Devrilmelerinin veya kısmi olarak yıkılmalarının nedeni nedir? Bunları akademik olarak incelemek istiyoruz. Sivil mimarlık örnekleriyle de ilgileniyoruz. Kurtuluş Caddesi çok önemli ve bir çekim noktası olmuştu. Şu an hemen önünde bulunduğumuz cadde. Güzel işler de yapılmıştı. Onların bir kısmının oldukça iyi durumda olduğunu görüyorum. Bunlar 20. Yüzyıl başında inşa edilmiş yapılar” diye konuştu.
“Şehrin bir bütünü olarak ele alınması lazım”
Prof. Dr.

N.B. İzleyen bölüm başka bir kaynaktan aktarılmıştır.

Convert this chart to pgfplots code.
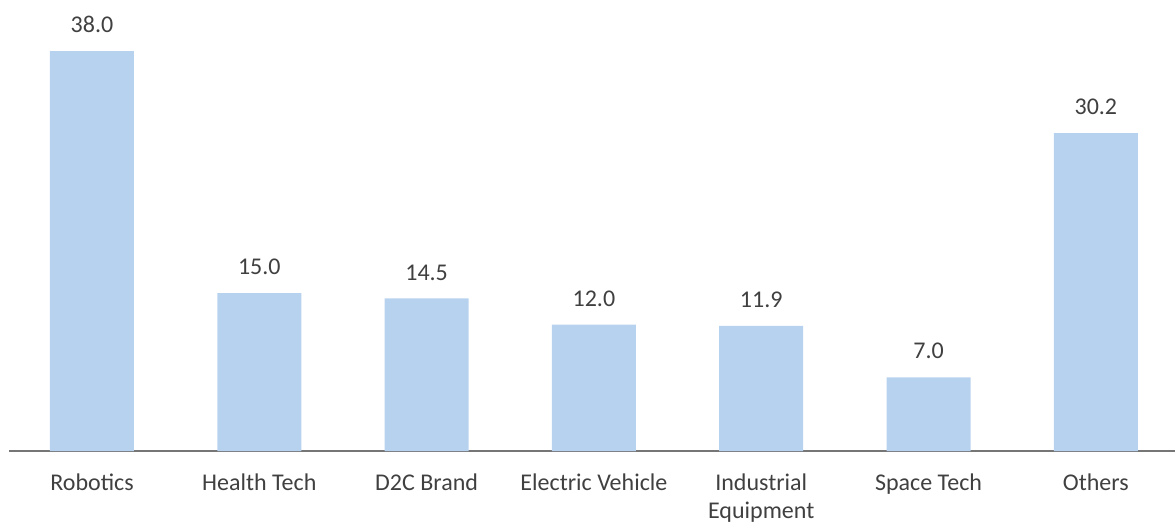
\documentclass[border=0pt]{standalone}
\usepackage{fontspec}
\setmainfont{Carlito}
\usepackage{pgfplots}
\pgfplotsset{compat=1.18}
\definecolor{barblue}{HTML}{B7D2EE}
\definecolor{labelgray}{HTML}{404040}
\definecolor{axisgray}{HTML}{767676}
\begin{document}
\begin{tikzpicture}
\begin{axis}[
    scale only axis,
    width=583bp,
    height=210.5bp,
    xmin=-0.496, xmax=6.473,
    ymin=0, ymax=40,
    hide y axis,
    axis x line*=bottom,
    x axis line style={-, draw=axisgray, line width=0.9bp},
    xtick=data,
    xticklabels={Robotics,Health Tech,D2C Brand,Electric Vehicle,{Industrial\\Equipment},Space Tech,Others},
    xticklabel style={align=center, inner sep=0pt, yshift=-11bp,
        font=\fontsize{12bp}{14.25bp}\selectfont, text=labelgray},
    major tick length=0pt,
    xtick style={draw=none},
    clip=false,
    point meta=explicit symbolic,
    nodes near coords,
    every node near coord/.append style={font=\fontsize{12bp}{14bp}\selectfont,
        text=labelgray, inner sep=0pt, anchor=south, yshift=8.9bp},
]
\addplot[ybar, bar width=0.502, fill=barblue, draw=none] coordinates {
    (0,38.0) [38.0]
    (1,15.0) [15.0]
    (2,14.5) [14.5]
    (3,12.0) [12.0]
    (4,11.9) [11.9]
    (5,7.0)  [7.0]
    (6,30.2) [30.2]
};
\end{axis}
\pgfresetboundingbox
\path[use as bounding box] (-4.5bp,-36bp) rectangle (583bp,225.5bp);
\end{tikzpicture}
\end{document}
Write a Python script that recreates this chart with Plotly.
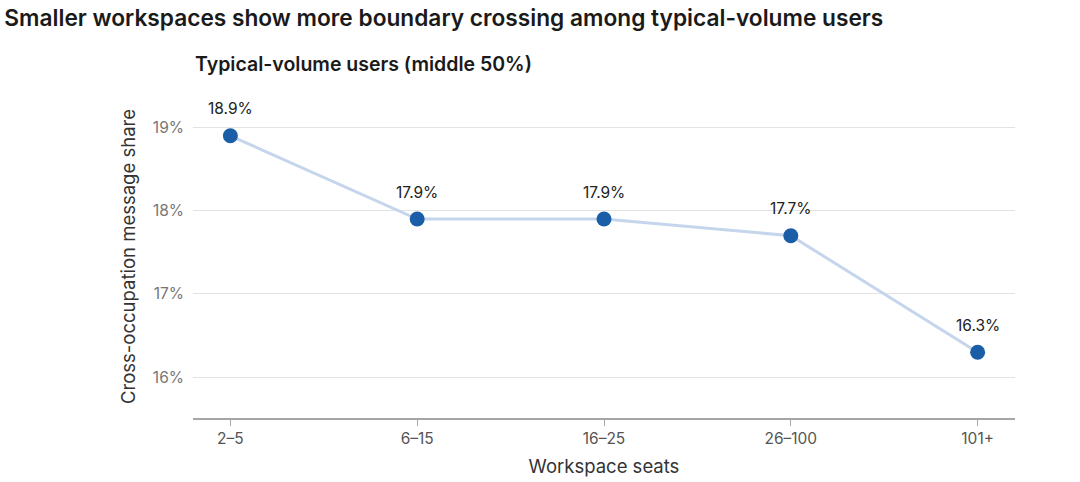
import plotly.graph_objects as go

categories = ["2–5", "6–15", "16–25", "26–100", "101+"]
share_pct = [18.9, 17.9, 17.9, 17.7, 16.3]
y_ticks = [16, 17, 18, 19]
y_tick_labels = ["16%", "17%", "18%", "19%"]

labels = [f"{v:.1f}%" for v in share_pct]
x_pos = list(range(len(categories)))
FONT = "Inter, Roboto, sans-serif"

fig = go.Figure()
fig.add_trace(go.Scatter(
    x=x_pos,
    y=share_pct,
    mode="lines+markers",
    line=dict(color="#c5d6ec", width=3),
    marker=dict(color="#1a5ea8", size=15, line=dict(width=0)),
    cliponaxis=False,
    hoverinfo="skip",
))

annotations = [dict(
    x=xi, y=yi, text=t, xref="x", yref="y", showarrow=False,
    yshift=27, font=dict(size=15.5, color="#222222", family=FONT),
) for xi, yi, t in zip(x_pos, share_pct, labels)]

annotations.append(dict(
    text="<span style='font-weight:600'>Typical-volume users (middle 50%)</span>",
    xref="paper", yref="paper", x=0, xanchor="left",
    y=1.095, yanchor="middle", showarrow=False,
    font=dict(size=19.5, color="#1a1a1a", family=FONT),
))

fig.update_layout(
    width=1080, height=482,
    margin=dict(l=193, r=65, t=95, b=64),
    paper_bgcolor="white",
    plot_bgcolor="white",
    showlegend=False,
    font=dict(family=FONT, color="#333333"),
    title=dict(
        text="<span style='font-weight:600'>Smaller workspaces show more boundary crossing among typical-volume users</span>",
        x=0.004, xanchor="left", y=0.963, yanchor="middle",
        font=dict(size=22.7, color="#1a1a1a"),
    ),
    annotations=annotations,
    xaxis=dict(
        range=[-0.2, 4.2],
        tickvals=x_pos,
        ticktext=categories,
        showgrid=False, zeroline=False,
        showline=True, linecolor="#a6a6a6", linewidth=1.5,
        ticks="outside", ticklen=6, tickcolor="#a6a6a6",
        tickfont=dict(size=15.5, color="#555555"),
        automargin=False,
        title=dict(text="Workspace seats", font=dict(size=18.5, color="#333333"), standoff=13),
    ),
    yaxis=dict(
        range=[15.51, 19.39],
        tickvals=y_ticks,
        ticktext=y_tick_labels,
        showgrid=True, gridcolor="#e3e3e3", gridwidth=1,
        zeroline=False, showline=False,
        ticks="", ticklabelstandoff=8,
        tickfont=dict(size=15.5, color="#777777"),
        automargin=False,
        title=dict(text="Cross-occupation message share", font=dict(size=18.5, color="#333333"), standoff=12),
    ),
)

fig.write_html("out.html", config={"displayModeBar": False},
               post_script="document.body.style.margin='0';")
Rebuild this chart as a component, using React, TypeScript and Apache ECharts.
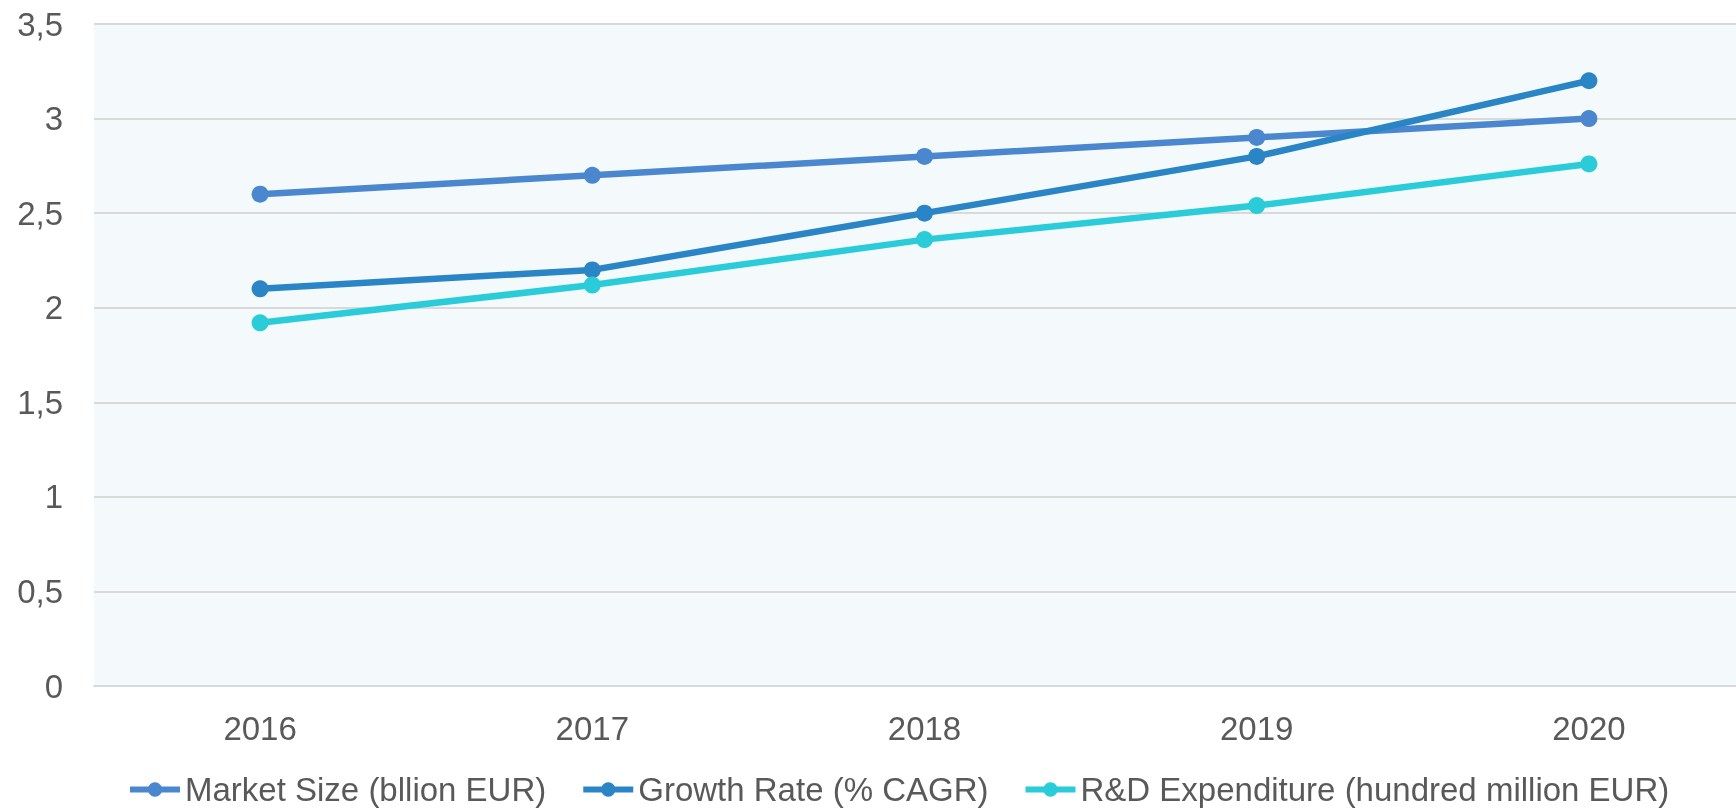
import React, { useEffect, useRef } from "react";
import * as echarts from "echarts";

const years = ["2016", "2017", "2018", "2019", "2020"];
const marketSize = [2.6, 2.7, 2.8, 2.9, 3.0];
const growthRate = [2.1, 2.2, 2.5, 2.8, 3.2];
const rdExpenditure = [1.92, 2.12, 2.36, 2.54, 2.76];
const seriesNames = [
  "Market Size (bllion EUR)",
  "Growth Rate (% CAGR)",
  "R&D Expenditure (hundred million EUR)",
];
const colors = ["#4a87cf", "#2a85c7", "#29ccd8"];

export default function App() {
  const ref = useRef<HTMLDivElement>(null);
  useEffect(() => {
    if (!ref.current) return;
    const chart = echarts.init(ref.current, undefined, { renderer: "svg" });
    const font = "'Liberation Sans', Arial, Helvetica, sans-serif";
    const mk = (name: string, data: number[], color: string) => ({
      name,
      type: "line",
      data,
      symbol: "circle",
      symbolSize: 17,
      lineStyle: { width: 6.5, color },
      itemStyle: { color },
    });
    chart.setOption({
      animation: false,
      color: colors,
      textStyle: { fontFamily: font },
      grid: {
        left: 94,
        right: 0,
        top: 24,
        bottom: 123,
        show: true,
        backgroundColor: "#f4f9fc",
        borderWidth: 0,
        outerBoundsMode: "none",
      },
      legend: {
        left: 122,
        top: 768,
        itemWidth: 50,
        itemHeight: 18,
        itemGap: 34,
        lineStyle: { width: 6 },
        textStyle: { fontSize: 33, color: "#595959", fontFamily: font },
        data: seriesNames,
      },
      xAxis: {
        type: "category",
        data: years,
        boundaryGap: true,
        axisLine: { lineStyle: { color: "#d9d9d9", width: 2 } },
        axisTick: { show: false },
        axisLabel: { fontSize: 33, color: "#595959", margin: 26, fontFamily: font },
      },
      yAxis: {
        type: "value",
        min: 0,
        max: 3.5,
        interval: 0.5,
        axisLine: { show: false },
        axisTick: { show: false },
        splitLine: { lineStyle: { color: "#d9d9d9", width: 2 } },
        axisLabel: {
          fontSize: 33,
          color: "#595959",
          margin: 31,
          fontFamily: font,
          formatter: (v: number) => String(v).replace(".", ","),
        },
      },
      series: [
        mk(seriesNames[0], marketSize, colors[0]),
        mk(seriesNames[1], growthRate, colors[1]),
        mk(seriesNames[2], rdExpenditure, colors[2]),
      ],
    });
    return () => chart.dispose();
  }, []);
  return (
    <div
      style={{
        position: "fixed",
        left: 0,
        top: 0,
        width: 1736,
        height: 809,
        overflow: "hidden",
      }}
    >
      <div ref={ref} style={{ width: 1755, height: 809 }} />
    </div>
  );
}
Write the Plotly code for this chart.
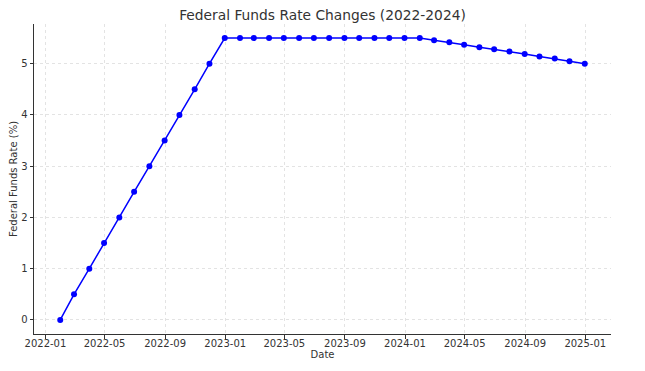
import pandas as pd
import plotly.graph_objects as go

dates = pd.date_range("2022-01-01", "2024-12-31", freq="ME")
rates = [0.0, 0.5, 1.0, 1.5, 2.0, 2.5, 3.0, 3.5, 4.0, 4.5, 5.0, 5.5,
         5.5, 5.5, 5.5, 5.5, 5.5, 5.5, 5.5, 5.5, 5.5, 5.5, 5.5, 5.5,
         5.5, 5.46, 5.42, 5.37, 5.32, 5.28, 5.24, 5.19, 5.14, 5.10, 5.05, 5.0]
x_ticks = pd.date_range("2022-01-01", "2025-01-01", freq="4MS")
x_ticklabels = [d.strftime("%Y-%m") for d in x_ticks]
y_ticks = [0, 1, 2, 3, 4, 5]

span = dates[-1] - dates[0]
pad = span * 0.05
y_pad = (max(rates) - min(rates)) * 0.05

fig = go.Figure(go.Scatter(
    x=dates, y=rates, mode="lines+markers",
    line=dict(color="#0000ff", width=1.5),
    marker=dict(color="#0000ff", size=6),
))

axis_common = dict(
    showgrid=True, gridcolor="#e3e3e3", griddash="dot", gridwidth=0.8,
    ticks="outside", ticklen=3.5, tickcolor="#333", tickwidth=0.8,
    showline=True, linecolor="#333", linewidth=1,
    zeroline=False, tickfont=dict(size=10, color="#333"),
    automargin=False,
)

# page body has an 8px margin; compensate in figure size/margins
W, H = 637, 363
fig.update_layout(
    width=W, height=H,
    margin=dict(l=26, r=34, t=16, b=37),
    paper_bgcolor="white", plot_bgcolor="white",
    font=dict(family="DejaVu Sans", color="#333"),
    title=dict(text="Federal Funds Rate Changes (2022-2024)", x=(322.5 - 8) / W, xanchor="center",
               y=1 - 7.5 / H, yanchor="middle", font=dict(size=13.8, color="#333")),
    showlegend=False,
    xaxis=dict(range=[dates[0] - pad, dates[-1] + pad], tickvals=x_ticks, ticktext=x_ticklabels,
               ticklabelstandoff=-4,
               title=dict(text="Date", font=dict(size=10), standoff=2), **axis_common),
    yaxis=dict(range=[min(rates) - y_pad, max(rates) + y_pad], tickvals=y_ticks,
               title=dict(text="Federal Funds Rate (%)", font=dict(size=10), standoff=3), **axis_common),
)

fig.write_html("out.html")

Kemal Kutgün Eyüpgiller, “Bu büyük bir misyon, büyük bir operasyon olacak. Öncelikle şehrin planlanması lazım. O amaçla biz plancı arkadaşlarımız ile beraber geldik. Küçük bir ekip ile değil bütün Türkiye’nin belki dahil olması gereken projelerden sadece biri olacak. Şehrin bir bütünü olarak ele alınması lazım. Ben sadece kültür varlıklarından bahsettim ama şehrin zaten yeni yapı stoğu da büyük darbe almış durumda.
Onlarla birlikte Yeni bir Antakya nasıl oluşturulur ona bakmamız lazım. Yeni Antakya dediğim Antakya’nın eski kültürünü de yansıtan korunabilmiş eski eserlerin kültür varlığı yapılarını da barındıran onları olabildiğince özgün yapıları ile geleceğe aktaran bir yaklaşım olmalı. Bu konuda da ümit ediyoruz ekibimizi daha da geliştirerek en azından fikir bazında projeler geliştirmek arzusundayız. Yeni Antakya’nın süresi için olumlu bir şey söyleyemeyeceğim, uzun sürer” diye konuştu.